1. **Autonomous Research**: Deep Research acts as an independent agent that synthesizes vast amounts of information across the web, enabling users to receive comprehensive reports similar to those produced by a research analyst.

2. **Multi-Step Reasoning**: It performs deep analysis by finding, interpreting, and synthesizing data from various sources, including text, images, and PDFs.

3. **Application Areas**: Especially useful for professionals in fields such as finance, science, policy, and engineering, as well as for consumers seeking detailed information for purchases.

4. **Efficiency**: The output is fully documented with citations, making it easy to verify information, and it significantly speeds up research processes that would otherwise take hours for a human to complete.

5. **Limitations**: While Deep Research enhances research capabilities, it is still subject to limitations, such as potential inaccuracies in information retrieval and challenges in distinguishing authoritative data from unreliable sources.

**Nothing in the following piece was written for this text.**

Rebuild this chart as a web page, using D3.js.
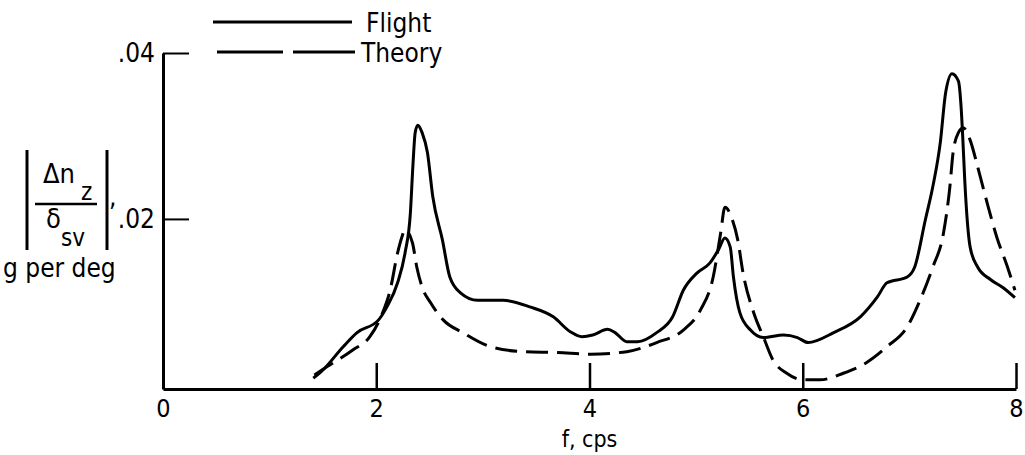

Overall, Deep Research marks a significant advancement toward automated general intelligence (AGI) by improving access to thorough and precise research outputs.

We can see that gpt-4o-mini was able to answer a query that required more recent, specialised knowledge about OpenAI's Deep Research. It used content from the file Introducing deep research _ OpenAI.pdf that had chunks of texts that were the most relevant. If we want to go even deeper in the analysis of chunk of text retrieved, we can also analyse the different texts that were returned by the search engine by adding include=["output[*].file_search_call.search_results"] to our query.